So in my normal Bible reading once again I’ve started a read about the life of Job.  It’s been awhile since I looked at this ancient biblical text so now it comes to me with new force as I contemplate what’s really happening in this scene.  I am impressed with the clarity and relevance of the spiritual principles that are illustrated there. 

Job is introduced to us as a man of complete integrity.  Since he feared God and stayed away from evil we can only conclude that he had come to faith based on what had been revealed from God up to that time.  Since a man is justified before God by faith in what God has revealed we might conclude that he was judged as being righteous in God’s sight.  Like Abraham, of a similar time, his faith was counted to him for righteousness in anticipation of the atoning sacrifice of Jesus Christ (Romans 4:9).  We gain further insight into the nature of Job’s righteousness by his attention to his spiritual concern for his children and by God’s commendation of Job before Satan when he says of him that he is the finest man in all the earth (Job 1:8).

It turns out that, in addition to his spiritual standing, he has also been blessed in having great riches as well as many sons and daughters but not necessarily because of his righteous standing.  This latter conclusion is evident by the fact that God allows Satan to test Job since God wishes to prove to Satan that Job trusts him implicitly and absolutely, not merely because he has been blessed materially.   

As the story goes, Job loses all of his oxen, all of his sheep, all of his camels (as well as his employees that work with these animals), and all of his children in one day.   Still he trusts God, so Satan goes one step further and suggests that if Job would lose his health, his faith would no longer hold.   So Job contracts an unbelievably painful case of skin infection over his whole body but even then he maintains his trust in the Lord.  Evidently the losses were finally too much for his wife who gives up on God and suggests that he should do the same.  So he also lost her spiritual and emotional support!  But his faith continues because he knows that God sometimes can also be the source of that which isn’t circumstantially good. 

When Job’s friends come to visit him in his grief they don’t say a word for seven days because the situation concerning their friend is so overwhelming.  Sometimes in periods of overwhelming suffering words are not appropriate; deep tragedy renders the human heart speechless.   But in chapter 3 of Job, he finally speaks, yet only to express deep sorrow and regret about the fact that he had ever been born or had seen the light of day. 

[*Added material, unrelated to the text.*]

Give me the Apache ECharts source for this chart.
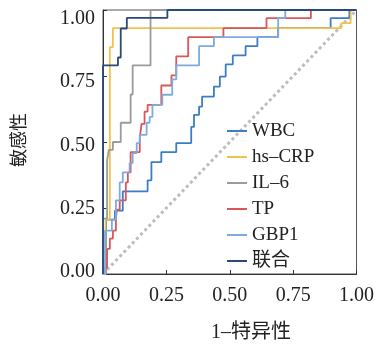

In response, Eliphaz makes a fine speech in which he moralizes in the way people typically think about life — that if we are truly good we will experience blessing and if we are not, we can expect sorrow and trouble.  There is some truth to what Eliphaz says, but Job knows it’s not that simple.  What Job doesn’t know, but what we know, is that there is another dimension to Job’s experience for which pure moralizing is not appropriate; that Satan has caused Job’s grief by God’s permission.  We know in fact that Job’s difficulties have absolutely nothing to do with sin or moral failure in his life; in fact the situation is quite the opposite: it is because of his righteousness that he is experiencing this terrible suffering. 

Not surprisingly, and also to his credit, Job doesn’t buy his friends arguement — because he knows he is good before God.  Job is so secure in his sense of well-being with God — that his faith and soul will not be threatened by this kind of moralizing.  This is astounding considering what he is going through.  And it encourages every true believer to rest assured in God’s grace even though the worst things imaginable might be happening.   My own troubles are nothing compared to Job’s, and in some cases I’m sure God uses discipline in my life to bring correction for wayward thoughts and deeds, but on the other hand it is reassuring to know that not all difficulties can be attributed to failure.   The Christian faith is not moralistic.  It asserts that a man is righteous because of faith — declared to be righteous because of the righteousness of another, that is Jesus.  Bad things are sure to happen, but Job’s life teaches us that this may be nothing more than the result of God’s contest with Satan, in which God is seeking to demonstrate the effectiveness of His saving grace in our lives.